Times have changed. “We've got to show up in areas our customers want us to show up,” Darcy Willson-Rymer, Starbuck's new managing director in Britain and Ireland, said.
Mr Willson-Rymer took charge of the British business, Starbucks' second-largest after America, on the departure of Phil Broad. Mr Broad is said to have become disillusioned by the corporate diktat from Seattle. The chain is keen to push its environmental and ethical credentials and there are mutterings that the constant stream of initiatives was felt to have impeded the running of the day-to-day business.
Mr Schultz, however, in London to announce that all of Starbucks' espresso-based coffees would be Fairtrade by the end of next year, asserted that the ethical initiatives were integral to the company's culture.
The Fairtrade Foundation said that the move would benefit 100,000 farmers in Latin America, Asia and Africa, guaranteeing them a minimum price and a premium for investing into their communities. It means that every cappuccino and latte sold in the store will be ethically sourced.
“Our philosophy as a company has been overlooked because of our growth,” Mr Schultz said. “The foundation has been to achieve the balance between profitability and social conscience. The business model for Starbucks has been this balance between profitability and benevolence.” Starbucks was, for example, among the first American companies to offer comprehensive health insurance to workers and to provide stock options to employees, he said.
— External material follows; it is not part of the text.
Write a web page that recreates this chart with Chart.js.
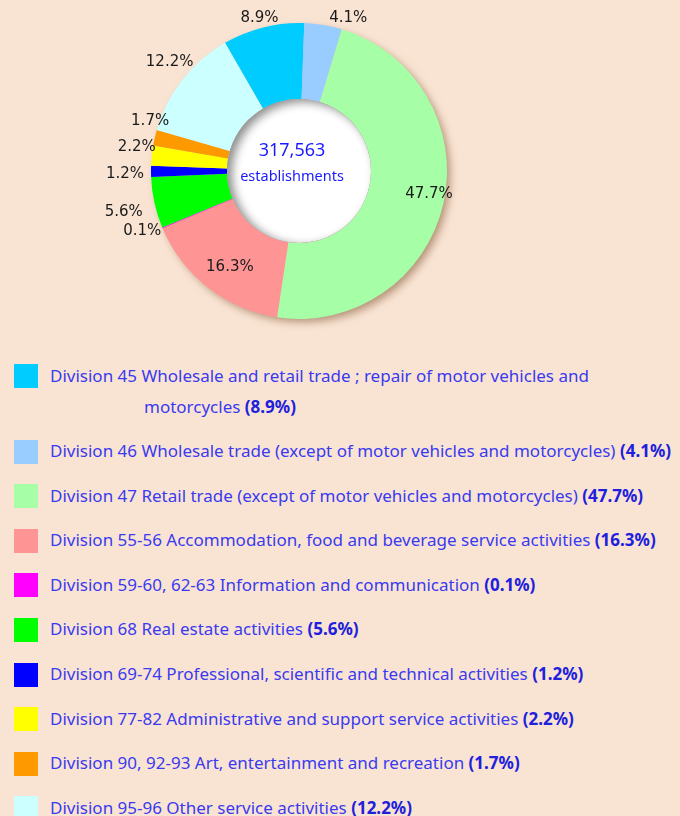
<!DOCTYPE html>
<html>
<head>
<meta charset="utf-8">
<script src="https://cdn.jsdelivr.net/npm/chart.js@4/dist/chart.umd.min.js"></script>
<style>
    html, body { margin: 0; padding: 0; background: #f9e4d3; }
    body { width: 680px; height: 816px; position: relative; overflow: hidden; font-family: "Noto Sans", sans-serif; }
    #chartBox { position: absolute; left: 0; top: 0; width: 680px; height: 335px; }
    #legend { position: absolute; left: 0; top: 359.5px; width: 680px; }
    .row { position: relative; margin-bottom: 13.6px; }
    .swatch { position: absolute; left: 14px; top: 4.5px; width: 24px; height: 24px; }
    .txt { margin-left: 50px; width: 630px; box-sizing: border-box; padding-left: 94px; text-indent: -94px;
           font-size: 17px; line-height: 31px; color: #3a3af0; }
    .txt b { color: #2020dd; }
</style>
</head>
<body>
<div id="chartBox"><canvas id="shareChart" width="680" height="335"></canvas></div>
<div id="legend"></div>

<script>
// Share of establishments by division
const divisions = [
    'Division 45 Wholesale and retail trade ; repair of motor vehicles and motorcycles',
    'Division 46 Wholesale trade (except of motor vehicles and motorcycles)',
    'Division 47 Retail trade (except of motor vehicles and motorcycles)',
    'Division 55-56 Accommodation, food and beverage service activities',
    'Division 59-60, 62-63 Information and communication',
    'Division 68 Real estate activities',
    'Division 69-74 Professional, scientific and technical activities',
    'Division 77-82 Administrative and support service activities',
    'Division 90, 92-93 Art, entertainment and recreation',
    'Division 95-96 Other service activities'
];
const shares = [8.9, 4.1, 47.7, 16.3, 0.1, 5.6, 1.2, 2.2, 1.7, 12.2];
const sliceColors = ['#00ccff', '#99ccff', '#a6ffa6', '#ff9494', '#ff00ff',
                     '#00ff00', '#0000ff', '#ffff00', '#ff9900', '#ccffff'];
const totalLabel = '317,563';
const totalCaption = 'establishments';

// label placement around the ring: angle nudge (deg) and distance from centre (px)
const labelNudge = [-0.5, 8.4, -2.7, -2, 1.6, -0.8, -0.9, 2.4, 5.5, 2];
const labelDist = [158, 161, 132, 118, 168, 180, 174, 164, 157, 169];

// legend
const legendEl = document.getElementById('legend');
divisions.forEach((name, i) => {
    const row = document.createElement('div');
    row.className = 'row';
    row.innerHTML = '<div class="swatch" style="background:' + sliceColors[i] + '"></div>' +
        '<div class="txt">' + name + ' <b>(' + shares[i].toFixed(1) + '%)</b></div>';
    legendEl.appendChild(row);
});

const ringDecor = {
    id: 'ringDecor',
    beforeDatasetsDraw(chart) {
        const arc = chart.getDatasetMeta(0).data[0];
        const ctx = chart.ctx;
        ctx.save();
        ctx.shadowColor = 'rgba(120,75,40,0.55)';
        ctx.shadowBlur = 8;
        ctx.shadowOffsetX = 4;
        ctx.shadowOffsetY = 4;
        ctx.fillStyle = '#d8c8b8';
        ctx.beginPath();
        ctx.arc(arc.x, arc.y, arc.outerRadius - 1, 0, Math.PI * 2);
        ctx.fill();
        ctx.restore();
    },
    afterDatasetsDraw(chart) {
        const meta = chart.getDatasetMeta(0);
        const first = meta.data[0];
        const ctx = chart.ctx;
        const cx = first.x, cy = first.y, r = first.innerRadius;

        // white hole with an inset shadow
        ctx.save();
        ctx.beginPath();
        ctx.arc(cx, cy, r, 0, Math.PI * 2);
        ctx.fillStyle = '#ffffff';
        ctx.fill();
        ctx.clip();
        ctx.beginPath();
        ctx.arc(cx, cy, r, 0, Math.PI * 2);
        ctx.arc(cx, cy, r + 40, 0, Math.PI * 2, true);
        ctx.shadowColor = 'rgba(0,0,0,0.45)';
        ctx.shadowBlur = 10;
        ctx.shadowOffsetX = 5;
        ctx.shadowOffsetY = 3;
        ctx.fillStyle = '#888';
        ctx.fill();
        ctx.restore();

        // slice labels
        ctx.save();
        ctx.font = '15px "DejaVu Sans"';
        ctx.fillStyle = '#1a1a1a';
        ctx.textAlign = 'center';
        ctx.textBaseline = 'middle';
        meta.data.forEach((el, i) => {
            const ang = (el.startAngle + el.endAngle) / 2 + labelNudge[i] * Math.PI / 180;
            ctx.fillText(shares[i].toFixed(1) + '%',
                el.x + labelDist[i] * Math.cos(ang),
                el.y + labelDist[i] * Math.sin(ang));
        });

        // centre text
        ctx.fillStyle = '#1a1aff';
        ctx.font = '18px "Noto Sans"';
        ctx.fillText(totalLabel, cx - 7, cy - 20);
        ctx.font = '14.5px "Noto Sans"';
        ctx.fillText(totalCaption, cx - 7, cy + 6);
        ctx.restore();
    }
};

new Chart(document.getElementById('shareChart'), {
    type: 'doughnut',
    data: {
        labels: divisions,
        datasets: [{
            data: shares,
            backgroundColor: sliceColors,
            borderWidth: 0,
            hoverOffset: 0
        }]
    },
    options: {
        responsive: false,
        animation: false,
        rotation: -30,
        radius: 148,
        cutout: 72,
        layout: { padding: { left: 151, right: 233, top: 23, bottom: 16 } },
        plugins: {
            legend: { display: false },
            tooltip: { enabled: false }
        }
    },
    plugins: [ringDecor]
});
</script>
</body>
</html>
Whether that will satisfy those who treat Starbucks as a corporate piñata remains to be seen - and the company has not done itself any favours by being exposed for keeping taps running constantly, or by picking a fight with Ethiopia in a trademark dispute that was resolved, eventually, last year. A Populus poll for The Times last week had Starbucks at the foot of the table of how it is perceived by ethical consumers.
Mr Schultz's message was unequivocal. “This isn't marketing. This is authenticity; this is truth,” he said. Dr Frasier Crane, sipping his latte in a café on Pike Street (Starbucks' first store was at Seattle's Pike Place Market), would no doubt approve.